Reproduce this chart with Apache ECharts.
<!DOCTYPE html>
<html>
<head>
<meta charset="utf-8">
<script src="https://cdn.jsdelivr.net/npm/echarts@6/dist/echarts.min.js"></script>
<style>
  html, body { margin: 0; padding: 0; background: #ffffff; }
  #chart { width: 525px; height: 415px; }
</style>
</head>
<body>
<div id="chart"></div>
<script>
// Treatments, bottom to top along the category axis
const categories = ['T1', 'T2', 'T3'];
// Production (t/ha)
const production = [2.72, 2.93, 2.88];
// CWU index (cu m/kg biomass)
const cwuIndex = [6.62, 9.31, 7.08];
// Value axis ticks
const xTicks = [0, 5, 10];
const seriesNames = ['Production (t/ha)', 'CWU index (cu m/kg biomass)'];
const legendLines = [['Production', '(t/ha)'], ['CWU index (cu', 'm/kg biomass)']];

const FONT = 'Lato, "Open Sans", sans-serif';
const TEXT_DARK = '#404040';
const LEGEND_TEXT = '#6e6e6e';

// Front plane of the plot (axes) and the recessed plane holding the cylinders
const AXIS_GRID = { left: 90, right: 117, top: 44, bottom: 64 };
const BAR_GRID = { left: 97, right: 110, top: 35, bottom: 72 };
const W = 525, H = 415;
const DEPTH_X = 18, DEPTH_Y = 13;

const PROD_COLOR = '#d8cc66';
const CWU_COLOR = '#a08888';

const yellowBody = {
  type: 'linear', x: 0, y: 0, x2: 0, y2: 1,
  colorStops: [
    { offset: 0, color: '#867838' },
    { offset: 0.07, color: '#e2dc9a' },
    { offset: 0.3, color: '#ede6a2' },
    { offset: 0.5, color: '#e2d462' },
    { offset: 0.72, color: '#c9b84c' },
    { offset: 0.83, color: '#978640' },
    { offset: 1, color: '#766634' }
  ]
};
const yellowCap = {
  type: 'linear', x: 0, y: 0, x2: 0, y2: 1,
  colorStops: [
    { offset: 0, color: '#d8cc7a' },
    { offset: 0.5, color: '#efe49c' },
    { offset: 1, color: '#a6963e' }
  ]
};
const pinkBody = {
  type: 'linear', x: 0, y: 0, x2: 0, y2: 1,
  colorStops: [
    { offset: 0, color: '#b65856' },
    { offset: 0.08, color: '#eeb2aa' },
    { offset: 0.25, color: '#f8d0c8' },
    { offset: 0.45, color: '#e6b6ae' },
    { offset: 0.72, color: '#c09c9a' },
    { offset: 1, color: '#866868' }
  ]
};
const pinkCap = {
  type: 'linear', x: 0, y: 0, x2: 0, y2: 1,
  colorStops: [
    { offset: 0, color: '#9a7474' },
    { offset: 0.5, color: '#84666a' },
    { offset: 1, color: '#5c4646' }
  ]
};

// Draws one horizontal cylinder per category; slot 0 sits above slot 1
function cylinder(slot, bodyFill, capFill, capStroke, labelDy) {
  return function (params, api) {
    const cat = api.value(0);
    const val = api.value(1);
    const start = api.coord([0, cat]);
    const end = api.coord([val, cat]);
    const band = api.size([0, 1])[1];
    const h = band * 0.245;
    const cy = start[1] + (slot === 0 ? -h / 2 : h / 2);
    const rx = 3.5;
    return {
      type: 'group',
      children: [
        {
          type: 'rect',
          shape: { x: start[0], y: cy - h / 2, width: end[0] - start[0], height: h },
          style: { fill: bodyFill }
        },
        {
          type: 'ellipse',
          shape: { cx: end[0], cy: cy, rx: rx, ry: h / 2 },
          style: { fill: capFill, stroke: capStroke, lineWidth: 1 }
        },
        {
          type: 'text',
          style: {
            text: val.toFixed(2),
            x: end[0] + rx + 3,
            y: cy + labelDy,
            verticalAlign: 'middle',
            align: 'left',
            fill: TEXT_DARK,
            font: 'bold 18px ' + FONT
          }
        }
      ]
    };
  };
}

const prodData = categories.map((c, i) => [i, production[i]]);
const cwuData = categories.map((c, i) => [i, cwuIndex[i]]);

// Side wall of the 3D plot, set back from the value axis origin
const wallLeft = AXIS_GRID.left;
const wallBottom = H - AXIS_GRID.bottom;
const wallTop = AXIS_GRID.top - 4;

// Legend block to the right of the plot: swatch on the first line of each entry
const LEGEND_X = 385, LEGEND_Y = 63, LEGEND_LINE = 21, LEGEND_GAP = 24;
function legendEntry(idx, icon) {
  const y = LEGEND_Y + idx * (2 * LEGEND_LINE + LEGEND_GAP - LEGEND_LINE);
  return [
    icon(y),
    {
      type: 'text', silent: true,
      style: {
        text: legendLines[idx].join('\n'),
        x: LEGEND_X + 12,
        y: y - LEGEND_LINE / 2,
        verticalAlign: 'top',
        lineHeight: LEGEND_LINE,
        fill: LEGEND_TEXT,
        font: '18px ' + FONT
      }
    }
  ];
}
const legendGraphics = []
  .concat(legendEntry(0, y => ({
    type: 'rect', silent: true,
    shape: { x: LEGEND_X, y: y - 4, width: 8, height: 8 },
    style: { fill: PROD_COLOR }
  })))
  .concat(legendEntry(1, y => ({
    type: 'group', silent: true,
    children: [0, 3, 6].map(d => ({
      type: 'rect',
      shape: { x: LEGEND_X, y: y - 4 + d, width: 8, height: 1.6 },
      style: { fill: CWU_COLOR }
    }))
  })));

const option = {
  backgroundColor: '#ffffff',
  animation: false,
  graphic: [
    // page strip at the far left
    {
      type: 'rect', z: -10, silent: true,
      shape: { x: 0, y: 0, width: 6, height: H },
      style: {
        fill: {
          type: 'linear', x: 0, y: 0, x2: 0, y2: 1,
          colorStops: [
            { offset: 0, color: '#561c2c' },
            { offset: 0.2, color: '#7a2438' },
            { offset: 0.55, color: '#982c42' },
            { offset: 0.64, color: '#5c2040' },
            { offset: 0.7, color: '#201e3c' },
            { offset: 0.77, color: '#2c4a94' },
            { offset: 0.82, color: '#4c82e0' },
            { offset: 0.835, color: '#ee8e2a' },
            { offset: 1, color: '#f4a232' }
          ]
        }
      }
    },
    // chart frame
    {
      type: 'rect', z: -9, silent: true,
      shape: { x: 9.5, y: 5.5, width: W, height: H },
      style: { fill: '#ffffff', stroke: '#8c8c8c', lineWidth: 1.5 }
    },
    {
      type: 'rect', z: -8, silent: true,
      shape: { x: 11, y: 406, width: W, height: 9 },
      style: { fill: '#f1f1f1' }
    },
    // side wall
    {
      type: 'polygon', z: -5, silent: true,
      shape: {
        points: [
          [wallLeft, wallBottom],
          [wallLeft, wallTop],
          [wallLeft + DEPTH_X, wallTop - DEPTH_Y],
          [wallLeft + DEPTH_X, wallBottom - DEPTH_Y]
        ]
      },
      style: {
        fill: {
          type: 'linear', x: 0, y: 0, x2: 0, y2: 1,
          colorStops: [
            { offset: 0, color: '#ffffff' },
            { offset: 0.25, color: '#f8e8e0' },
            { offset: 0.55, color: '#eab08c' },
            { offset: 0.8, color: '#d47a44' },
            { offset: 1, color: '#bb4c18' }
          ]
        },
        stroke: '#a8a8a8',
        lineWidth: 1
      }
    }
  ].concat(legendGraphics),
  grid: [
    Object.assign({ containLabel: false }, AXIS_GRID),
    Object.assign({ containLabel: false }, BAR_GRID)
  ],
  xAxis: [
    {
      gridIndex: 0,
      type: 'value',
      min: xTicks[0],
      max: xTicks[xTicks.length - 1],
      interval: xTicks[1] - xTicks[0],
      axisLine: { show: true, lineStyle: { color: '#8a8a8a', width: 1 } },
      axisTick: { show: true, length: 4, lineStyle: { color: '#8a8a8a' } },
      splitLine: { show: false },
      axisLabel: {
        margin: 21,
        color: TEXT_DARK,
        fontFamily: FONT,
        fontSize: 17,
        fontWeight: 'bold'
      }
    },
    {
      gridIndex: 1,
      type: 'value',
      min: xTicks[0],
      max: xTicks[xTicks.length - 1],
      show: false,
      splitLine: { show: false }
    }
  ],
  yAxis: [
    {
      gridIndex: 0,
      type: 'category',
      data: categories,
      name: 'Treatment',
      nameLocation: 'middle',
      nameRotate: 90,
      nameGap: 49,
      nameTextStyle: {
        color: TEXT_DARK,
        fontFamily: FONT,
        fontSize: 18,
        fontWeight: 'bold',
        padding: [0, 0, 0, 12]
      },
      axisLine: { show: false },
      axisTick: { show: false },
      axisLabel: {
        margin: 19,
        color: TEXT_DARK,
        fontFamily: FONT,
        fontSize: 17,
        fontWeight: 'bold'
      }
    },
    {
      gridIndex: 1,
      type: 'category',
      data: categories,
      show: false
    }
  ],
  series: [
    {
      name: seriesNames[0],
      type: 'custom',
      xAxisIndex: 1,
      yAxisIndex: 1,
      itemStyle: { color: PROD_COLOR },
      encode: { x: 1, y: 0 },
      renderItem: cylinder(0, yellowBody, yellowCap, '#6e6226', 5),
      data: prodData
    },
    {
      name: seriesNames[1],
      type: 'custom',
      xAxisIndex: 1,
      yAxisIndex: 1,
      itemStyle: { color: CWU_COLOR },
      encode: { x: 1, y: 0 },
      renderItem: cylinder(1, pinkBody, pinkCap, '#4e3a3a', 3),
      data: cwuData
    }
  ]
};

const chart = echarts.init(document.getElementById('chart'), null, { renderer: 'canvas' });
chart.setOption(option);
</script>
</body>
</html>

-----

# Written instruction
Print only the lines from the top of the data above down to the line holding "const CWU_COLOR = '#a08888';", inclusive.

# Completed exercise
Reproduce this chart with Apache ECharts.
<!DOCTYPE html>
<html>
<head>
<meta charset="utf-8">
<script src="https://cdn.jsdelivr.net/npm/echarts@6/dist/echarts.min.js"></script>
<style>
  html, body { margin: 0; padding: 0; background: #ffffff; }
  #chart { width: 525px; height: 415px; }
</style>
</head>
<body>
<div id="chart"></div>
<script>
// Treatments, bottom to top along the category axis
const categories = ['T1', 'T2', 'T3'];
// Production (t/ha)
const production = [2.72, 2.93, 2.88];
// CWU index (cu m/kg biomass)
const cwuIndex = [6.62, 9.31, 7.08];
// Value axis ticks
const xTicks = [0, 5, 10];
const seriesNames = ['Production (t/ha)', 'CWU index (cu m/kg biomass)'];
const legendLines = [['Production', '(t/ha)'], ['CWU index (cu', 'm/kg biomass)']];

const FONT = 'Lato, "Open Sans", sans-serif';
const TEXT_DARK = '#404040';
const LEGEND_TEXT = '#6e6e6e';

// Front plane of the plot (axes) and the recessed plane holding the cylinders
const AXIS_GRID = { left: 90, right: 117, top: 44, bottom: 64 };
const BAR_GRID = { left: 97, right: 110, top: 35, bottom: 72 };
const W = 525, H = 415;
const DEPTH_X = 18, DEPTH_Y = 13;

const PROD_COLOR = '#d8cc66';
const CWU_COLOR = '#a08888';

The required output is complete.